Noviembre 2001

Emergentes

inés matute
Ovejas, carneros en la luna

Los signos más antiguos siempre se dibujan en el firmamento, donde las osas grandes y chicas, los carros planos y resplandecientes, Rigil Kantarus con o sin sus centauros, barajan estrellas y agujeros negros. En aquel lejano viaje a Moscú alguien – ojos de miel de brezo, escamas de sirena- adquirió en un anticuario un juguete de madera ligera, tal vez boj o quizás palisandro, lo más lejano y diferente que encontró de una matrioshka. Kitai Gorod, Arbat, algún chamarilero poco escrupuloso de la Tverskaya Ulitsa. El juguete era un carnero de cuernos rojos y patas cortas, deforme, cabra Zeppelín, globo o engendro Botero. Supongo que le gustó aquel animal de pasado zarista, mascota o provisión andante de ruso blanco. O quizás le recordó al enérgico símbolo que representaba, en escala metafórica, su fecha de nacimiento. Extraño es el mundo de los carneros y los corderos, extraño es mi nombre, Agnus- Agnes, vehículo de pureza y otras inciertas lanas.

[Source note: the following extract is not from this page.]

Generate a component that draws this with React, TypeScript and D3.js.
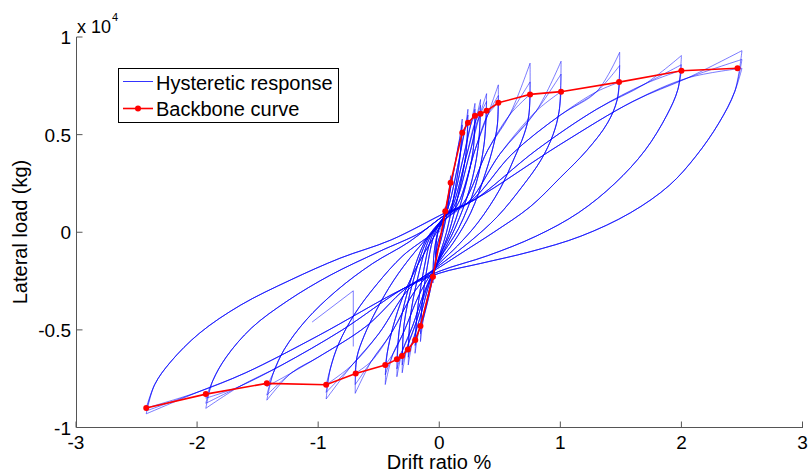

(Pienso en Gabriel y Galán, en sus Jurdanas y sus Galanas, la constante mención del cordero y sus entrañas)

Carneros, Azazel. Prefiero a los corderos. Por ser un símbolo de inocencia, los corderos fueron destinados al sacrificio a lo largo de todos los tiempos. Con los ojos entornados, me dice Llop que son la memoria de una paz clásica que remite a los versos de Horacio. Por la noche, en el campo, sólo sus esquilas y el canto de los grillos acompañan los sueños de los hombres y llenan el pozo de sus temores. Los viajeros de Argos navegaron en pos de su pelo, y también es el atributo del profeta del agua, aquel cuya cabeza se sirvió tibia en bandeja de plata. Y aún mucho antes, cuando los dioses y los reyes se confundían en la historia, y ésta se confundía con el origen del tiempo, su sangre salvó de la muerte a los primogénitos hebreos. Otro hebreo, siglos más tarde, se inmoló por orden de las alturas transformándose en un cordero, en un círculo de trigo blanco o en un insondable misterio. Y añade Llop, con su hieratismo de tótem y sus labios de rodaballo, que los corderos encierran todos los misterios, y que es un error comparar su mirada degollada a la de un enamorado. Animales estúpidos al borde del camino, restregando sus flancos contra el tronco de un olivo, como si la inteligencia fuera un todo y no cupiese chispa de sabiduría en el rumiar de sus hocicos. Supongo yo que la memoria del paraíso es cosa muy antigua, muy gustosa y no poco adictiva.

Sin embargo hay artistas que redimen a la bestia del gancho del carnicero, de un futuro de morralito lanudo o pantuflas rústicas de mercadillo; hay artistas que les dan un rostro, un marco, un poema y hasta una vida contemplativa en el silencio de los museos. En los ojos de estos carneros ya no anida el desconcierto, el polvo o la mansedumbre. En los ojos de estos seres está la llave del abismo, la letra del Gran Secreto.